**Work to be completed:** Do not include the pictures; repeat the rest of the data exactly.

---

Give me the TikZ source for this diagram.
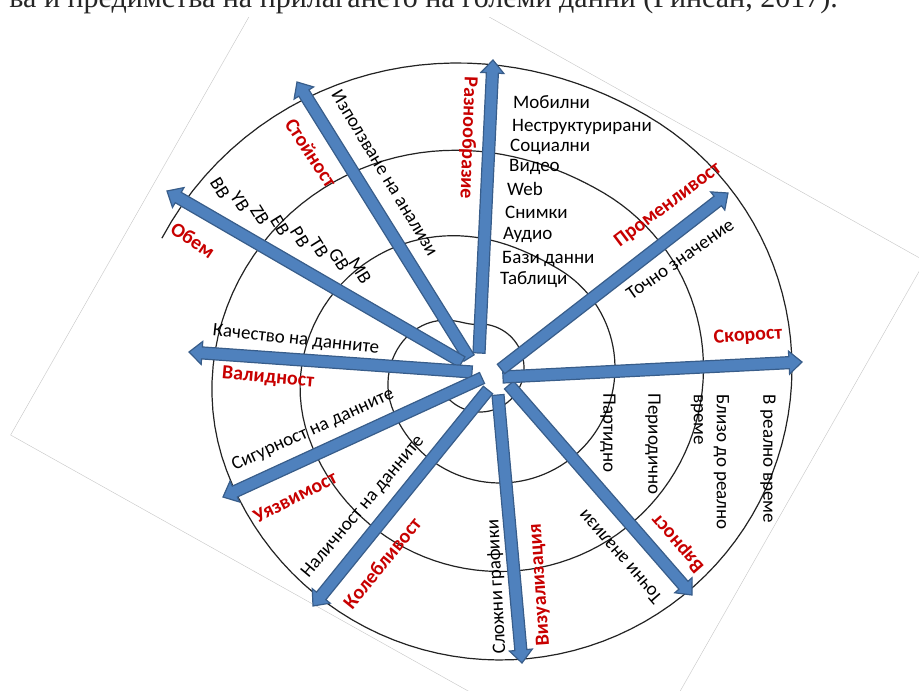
\documentclass[tikz,border=0pt]{standalone}
\usepackage{fontspec}
\setmainfont{Carlito}
\newfontfamily\capfont{Liberation Serif}
\usetikzlibrary{calc}
\definecolor{arrowfill}{RGB}{79,129,189}
\definecolor{arrowline}{RGB}{56,93,138}
\definecolor{lblred}{RGB}{200,0,0}
\definecolor{ringcol}{RGB}{35,35,35}

% block arrow from coordinate #1 (tail) to coordinate #2 (tip)
\newcommand\bluearrow[2]{%
  \coordinate (#2n) at ($(#2)!13pt!(#1)$);
  \filldraw[barrow] ($(#1)!6pt!90:(#2)$) -- ($(#2n)!6pt!90:(#2)$)
    -- ($(#2n)!11.5pt!90:(#2)$) -- (#2) -- ($(#2n)!11.5pt!-90:(#2)$)
    -- ($(#2n)!6pt!-90:(#2)$) -- ($(#1)!6pt!-90:(#2)$) -- cycle;
}

\begin{document}
\begin{tikzpicture}[x=1pt,y=-1pt,
  % spiral: the radius grows mainly in the upper-left quarter of each turn
  declare function={
    spn(\a)=floor((\a-60)/360);
    spo(\a)=35*(spn(\a)==0);
    spt(\a)=max(0,min((\a-60-360*spn(\a)-spo(\a))/(140-spo(\a)),1));
    sps(\a)=3*spt(\a)^2-2*spt(\a)^3;
    spm(\a)=spn(\a)+sps(\a);
    spr(\a)=44+71*min(spm(\a),1)+88.5*max(spm(\a)-1,0);
    spx(\a)=500-20*(1-min(spm(\a),1));
  },
  ring/.style={draw=ringcol, line width=1.2pt},
  barrow/.style={fill=arrowfill, draw=arrowline, line width=1.2pt, line join=miter},
  lbl/.style={font=\fontsize{19}{23}\selectfont, inner sep=0pt, text=black},
  dimlabel/.style={font=\fontsize{20}{24}\selectfont\bfseries, inner sep=0pt, text=lblred},
  frameline/.style={draw=gray!45, line width=0.4pt}
]
\useasboundingbox (0,0) rectangle (919,691);
\clip (0,0) rectangle (919,691);
\fill[white] (0,0) rectangle (919,691);

% edges of the tilted picture frame
\coordinate (fa) at (307,-85);
\coordinate (fb) at (925,261);
\coordinate (fc) at (629,781);
\coordinate (fd) at (10.6,435);
\begin{scope}
  \clip (0,17) rectangle (919,691);
  \draw[frameline] (fa) -- (fb) -- (fc) -- (fd) -- cycle;
\end{scope}

% caption line running above the figure
\node[font=\capfont\fontsize{30}{36}\selectfont, anchor=base east, inner sep=0pt, text=black!85]
  (cap) at (838,7) {ва и предимства на прилагането на големи данни (Ринсан, 2017).};

% spiral rings
\draw[ring] plot[domain=-140:1239, samples=460, variable=\a]
  ({spx(\a)+spr(\a)*cos(\a)}, {368-spr(\a)*sin(\a)});

% arrow ends at the hub and tips
\coordinate (s1) at (479,353);  \coordinate (t1) at (493,60);
\coordinate (s2) at (469,358);  \coordinate (t2) at (297,82);
\coordinate (s3) at (462,362);  \coordinate (t3) at (167,191);
\coordinate (s4) at (472,372);  \coordinate (t4) at (189,352);
\coordinate (s5) at (482,378);  \coordinate (t5) at (223,497);
\coordinate (s6) at (488,390);  \coordinate (t6) at (313,606);
\coordinate (s7) at (498,395);  \coordinate (t7) at (522,663);
\coordinate (s8) at (509,385);  \coordinate (t8) at (692,595);
\coordinate (s9) at (503,377);  \coordinate (t9) at (802,362);
\coordinate (s10) at (501,369); \coordinate (t10) at (728,193);

\bluearrow{s1}{t1}
\bluearrow{s2}{t2}
\bluearrow{s3}{t3}
\bluearrow{s4}{t4}
\bluearrow{s5}{t5}
\bluearrow{s6}{t6}
\bluearrow{s7}{t7}
\bluearrow{s8}{t8}
\bluearrow{s9}{t9}
\bluearrow{s10}{t10}

% dimension names
\node[dimlabel, rotate=-92] (variety) at (468,138) {Разнообразие};
\node[dimlabel, rotate=-57] (value) at (311,153) {Стойност};
\node[dimlabel, rotate=-34] (volume) at (193,240) {Обем};
\node[dimlabel, rotate=-5] (validity) at (268,378) {Валидност};
\node[dimlabel, rotate=27] (vulner) at (295,497) {Уязвимост};
\node[dimlabel, rotate=51] (volat) at (382,563) {Колебливост};
\node[dimlabel, rotate=94] (visual) at (540,585) {Визуализация};
\node[dimlabel, rotate=131] (verac) at (678,543) {Вярност};
\node[dimlabel, rotate=4] (veloc) at (748,336) {Скорост};
\node[dimlabel, rotate=37] (variab) at (668,205) {Променливост};

% values along each dimension
\node[lbl, rotate=-59] (use) at (385,173) {Използване на анализи};
\node[lbl, rotate=-58] (bb) at (220,188) {BB};
\node[lbl, rotate=-58] (yb) at (240,202) {YB};
\node[lbl, rotate=-58] (zb) at (260,215) {ZB};
\node[lbl, rotate=-58] (eb) at (280,226) {EB};
\node[lbl, rotate=-58] (pb) at (300,237) {PB};
\node[lbl, rotate=-58] (tb) at (319,248) {TB};
\node[lbl, rotate=-58] (gb) at (339,260) {GB};
\node[lbl, rotate=-58] (mb) at (360,271) {MB};

\node[lbl, anchor=west] (mob) at (513,102) {Мобилни};
\node[lbl, anchor=west] (unstr) at (512,127) {Неструктурирани};
\node[lbl, anchor=west] (soc) at (510,147) {Социални};
\node[lbl, anchor=west] (vid) at (509,167) {Видео};
\node[lbl, anchor=west] (web) at (507,189) {Web};
\node[lbl, anchor=west] (img) at (505,212) {Снимки};
\node[lbl, anchor=west] (aud) at (503,235) {Аудио};
\node[lbl, anchor=west] (db) at (502,259) {Бази данни};
\node[lbl, anchor=west] (tab) at (500,280) {Таблици};

\node[lbl, rotate=35] (exact) at (680,259) {Точно значение};
\node[lbl, rotate=-90] (batch) at (608,433) {Партидно};
\node[lbl, rotate=-90] (period) at (653,444) {Периодично};
\node[lbl, rotate=-90, align=left] (near) at (710,462) {Близо до реално\\време};
\node[lbl, rotate=-90] (real) at (768,459) {В реално време};
\node[lbl, rotate=131] (accur) at (620,557) {Точни анализи};
\node[lbl, rotate=93] (complex) at (497,587) {Сложни графики};
\node[lbl, rotate=50] (avail) at (363,507) {Наличност на данните};
\node[lbl, rotate=24.5] (secur) at (313,430) {Сигурност на данните};
\node[lbl, rotate=-6] (quality) at (296,340) {Качество на данните};
\end{tikzpicture}
\end{document}
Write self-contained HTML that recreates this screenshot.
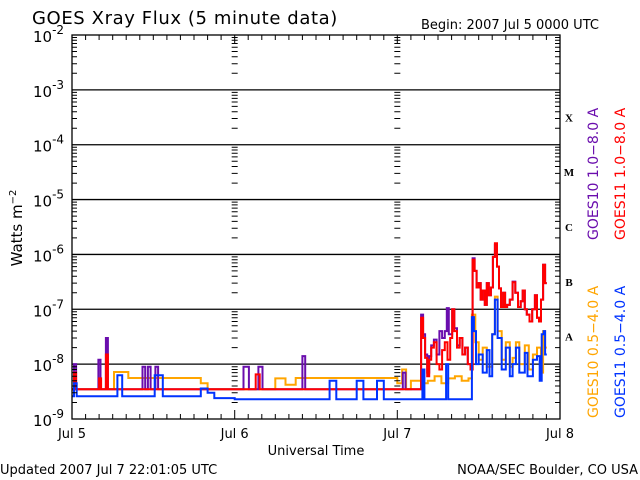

---

**Written solution:**
Give me the TikZ source for this diagram.
\documentclass[tikz,border=0pt]{standalone}
\usepackage{fontspec}
\setmainfont{Carlito}
\newfontfamily\capfont{Liberation Serif}
\usetikzlibrary{calc}
\definecolor{arrowfill}{RGB}{79,129,189}
\definecolor{arrowline}{RGB}{56,93,138}
\definecolor{lblred}{RGB}{200,0,0}
\definecolor{ringcol}{RGB}{35,35,35}

% block arrow from coordinate #1 (tail) to coordinate #2 (tip)
\newcommand\bluearrow[2]{%
  \coordinate (#2n) at ($(#2)!13pt!(#1)$);
  \filldraw[barrow] ($(#1)!6pt!90:(#2)$) -- ($(#2n)!6pt!90:(#2)$)
    -- ($(#2n)!11.5pt!90:(#2)$) -- (#2) -- ($(#2n)!11.5pt!-90:(#2)$)
    -- ($(#2n)!6pt!-90:(#2)$) -- ($(#1)!6pt!-90:(#2)$) -- cycle;
}

\begin{document}
\begin{tikzpicture}[x=1pt,y=-1pt,
  % spiral: the radius grows mainly in the upper-left quarter of each turn
  declare function={
    spn(\a)=floor((\a-60)/360);
    spo(\a)=35*(spn(\a)==0);
    spt(\a)=max(0,min((\a-60-360*spn(\a)-spo(\a))/(140-spo(\a)),1));
    sps(\a)=3*spt(\a)^2-2*spt(\a)^3;
    spm(\a)=spn(\a)+sps(\a);
    spr(\a)=44+71*min(spm(\a),1)+88.5*max(spm(\a)-1,0);
    spx(\a)=500-20*(1-min(spm(\a),1));
  },
  ring/.style={draw=ringcol, line width=1.2pt},
  barrow/.style={fill=arrowfill, draw=arrowline, line width=1.2pt, line join=miter},
  lbl/.style={font=\fontsize{19}{23}\selectfont, inner sep=0pt, text=black},
  dimlabel/.style={font=\fontsize{20}{24}\selectfont\bfseries, inner sep=0pt, text=lblred},
  frameline/.style={draw=gray!45, line width=0.4pt}
]
\useasboundingbox (0,0) rectangle (919,691);
\clip (0,0) rectangle (919,691);
\fill[white] (0,0) rectangle (919,691);

% edges of the tilted picture frame
\coordinate (fa) at (307,-85);
\coordinate (fb) at (925,261);
\coordinate (fc) at (629,781);
\coordinate (fd) at (10.6,435);
\begin{scope}
  \clip (0,17) rectangle (919,691);
  \draw[frameline] (fa) -- (fb) -- (fc) -- (fd) -- cycle;
\end{scope}

% caption line running above the figure
\node[font=\capfont\fontsize{30}{36}\selectfont, anchor=base east, inner sep=0pt, text=black!85]
  (cap) at (838,7) {ва и предимства на прилагането на големи данни (Ринсан, 2017).};

% spiral rings
\draw[ring] plot[domain=-140:1239, samples=460, variable=\a]
  ({spx(\a)+spr(\a)*cos(\a)}, {368-spr(\a)*sin(\a)});

% arrow ends at the hub and tips
\coordinate (s1) at (479,353);  \coordinate (t1) at (493,60);
\coordinate (s2) at (469,358);  \coordinate (t2) at (297,82);
\coordinate (s3) at (462,362);  \coordinate (t3) at (167,191);
\coordinate (s4) at (472,372);  \coordinate (t4) at (189,352);
\coordinate (s5) at (482,378);  \coordinate (t5) at (223,497);
\coordinate (s6) at (488,390);  \coordinate (t6) at (313,606);
\coordinate (s7) at (498,395);  \coordinate (t7) at (522,663);
\coordinate (s8) at (509,385);  \coordinate (t8) at (692,595);
\coordinate (s9) at (503,377);  \coordinate (t9) at (802,362);
\coordinate (s10) at (501,369); \coordinate (t10) at (728,193);

\bluearrow{s1}{t1}
\bluearrow{s2}{t2}
\bluearrow{s3}{t3}
\bluearrow{s4}{t4}
\bluearrow{s5}{t5}
\bluearrow{s6}{t6}
\bluearrow{s7}{t7}
\bluearrow{s8}{t8}
\bluearrow{s9}{t9}
\bluearrow{s10}{t10}

% dimension names
\node[dimlabel, rotate=-92] (variety) at (468,138) {Разнообразие};
\node[dimlabel, rotate=-57] (value) at (311,153) {Стойност};
\node[dimlabel, rotate=-34] (volume) at (193,240) {Обем};
\node[dimlabel, rotate=-5] (validity) at (268,378) {Валидност};
\node[dimlabel, rotate=27] (vulner) at (295,497) {Уязвимост};
\node[dimlabel, rotate=51] (volat) at (382,563) {Колебливост};
\node[dimlabel, rotate=94] (visual) at (540,585) {Визуализация};
\node[dimlabel, rotate=131] (verac) at (678,543) {Вярност};
\node[dimlabel, rotate=4] (veloc) at (748,336) {Скорост};
\node[dimlabel, rotate=37] (variab) at (668,205) {Променливост};

% values along each dimension
\node[lbl, rotate=-59] (use) at (385,173) {Използване на анализи};
\node[lbl, rotate=-58] (bb) at (220,188) {BB};
\node[lbl, rotate=-58] (yb) at (240,202) {YB};
\node[lbl, rotate=-58] (zb) at (260,215) {ZB};
\node[lbl, rotate=-58] (eb) at (280,226) {EB};
\node[lbl, rotate=-58] (pb) at (300,237) {PB};
\node[lbl, rotate=-58] (tb) at (319,248) {TB};
\node[lbl, rotate=-58] (gb) at (339,260) {GB};
\node[lbl, rotate=-58] (mb) at (360,271) {MB};

\node[lbl, anchor=west] (mob) at (513,102) {Мобилни};
\node[lbl, anchor=west] (unstr) at (512,127) {Неструктурирани};
\node[lbl, anchor=west] (soc) at (510,147) {Социални};
\node[lbl, anchor=west] (vid) at (509,167) {Видео};
\node[lbl, anchor=west] (web) at (507,189) {Web};
\node[lbl, anchor=west] (img) at (505,212) {Снимки};
\node[lbl, anchor=west] (aud) at (503,235) {Аудио};
\node[lbl, anchor=west] (db) at (502,259) {Бази данни};
\node[lbl, anchor=west] (tab) at (500,280) {Таблици};

\node[lbl, rotate=35] (exact) at (680,259) {Точно значение};
\node[lbl, rotate=-90] (batch) at (608,433) {Партидно};
\node[lbl, rotate=-90] (period) at (653,444) {Периодично};
\node[lbl, rotate=-90, align=left] (near) at (710,462) {Близо до реално\\време};
\node[lbl, rotate=-90] (real) at (768,459) {В реално време};
\node[lbl, rotate=131] (accur) at (620,557) {Точни анализи};
\node[lbl, rotate=93] (complex) at (497,587) {Сложни графики};
\node[lbl, rotate=50] (avail) at (363,507) {Наличност на данните};
\node[lbl, rotate=24.5] (secur) at (313,430) {Сигурност на данните};
\node[lbl, rotate=-6] (quality) at (296,340) {Качество на данните};
\end{tikzpicture}
\end{document}
Write self-contained HTML that recreates this screenshot.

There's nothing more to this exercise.